Technology Experts Weigh in on the Future of Online Learning
A recent article in U.S. News & World Report begins with an update on Bill Gates' commitment to online learning as "the next place where the Internet will surprise people in how it can improve things." Gates says that so far, technology has hardly changed formal education and that online learning should be more than just lectures, offering, instead, lessons that make use of multimedia and are tailored to individual students' learning needs.
According to the article, Gates is far from alone in his enthusiasm for online learning. Last summer, we are reminded, former General Electric CEO Jack Welch made headlines when he announced that he would be launching an M.B.A. program with classes being offered almost entirely online. "Online education is going nowhere but up. It's for real," Welch told BusinessWeek magazine.
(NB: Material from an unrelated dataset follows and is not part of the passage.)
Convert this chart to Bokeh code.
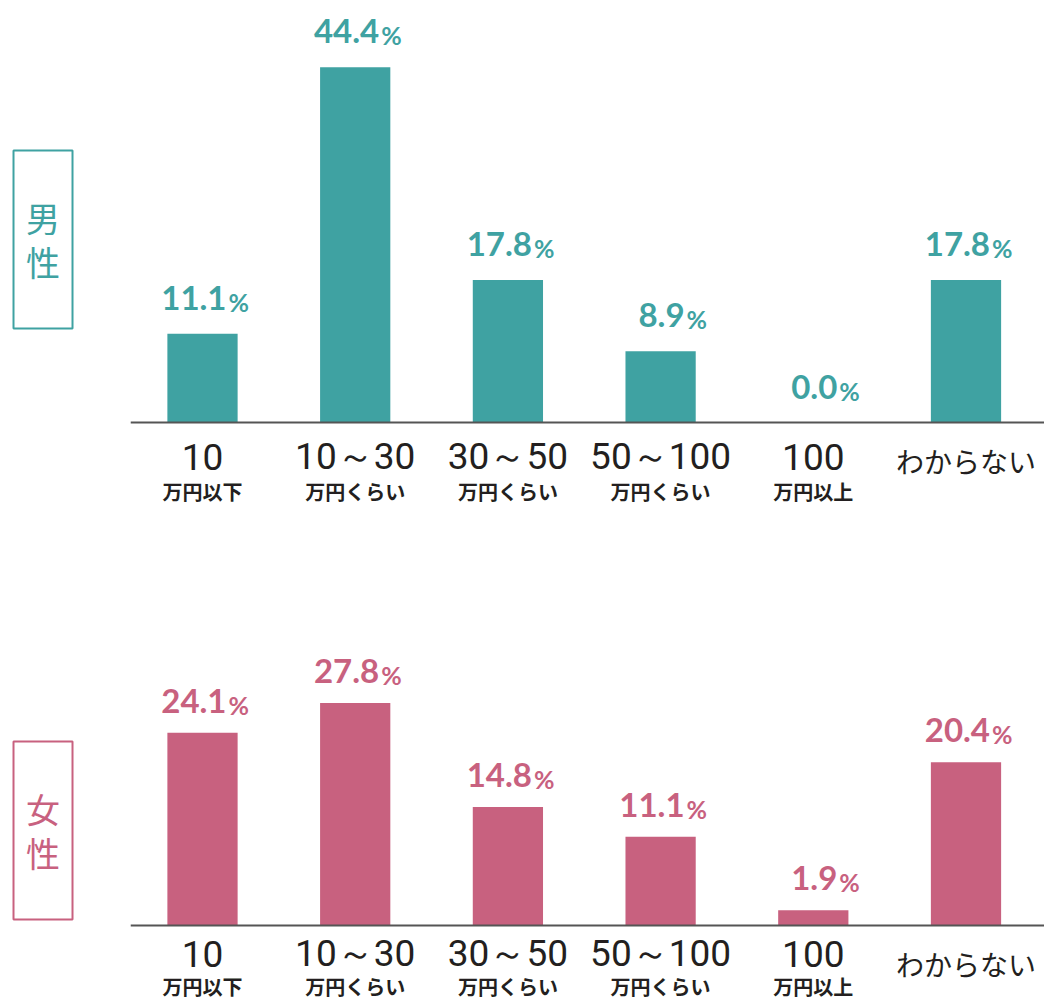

Using data collected from degree-granting online learning programs nationwide, U.S. News has found that the number of such programs increased by 75 percent between 2001 and 2008.
The article quotes Intel's Eileen Lento as follows:
"I think this is the right direction, but I would take it even further," says Eileen Lento, an education and government strategist for Intel, who holds a Ph.D. in human computer interfacing. She cites a piano lesson in real time between an American student and a teacher located in Germany, with the piano linked to the instructor's computer, as an example of how certain software programs can mediate learning experiences that otherwise could not take place. And at Virginia Tech, some professors use interactive digital whiteboards to teach lessons that can go to students who aren't even in the classroom, says Lento.
Michael Horn, the executive director of education for the nonprofit think tank Innosight Institute, was cited as well: "What I think we want to use online learning to do is to escape the traditional factory model that treats every student the same way on the same day."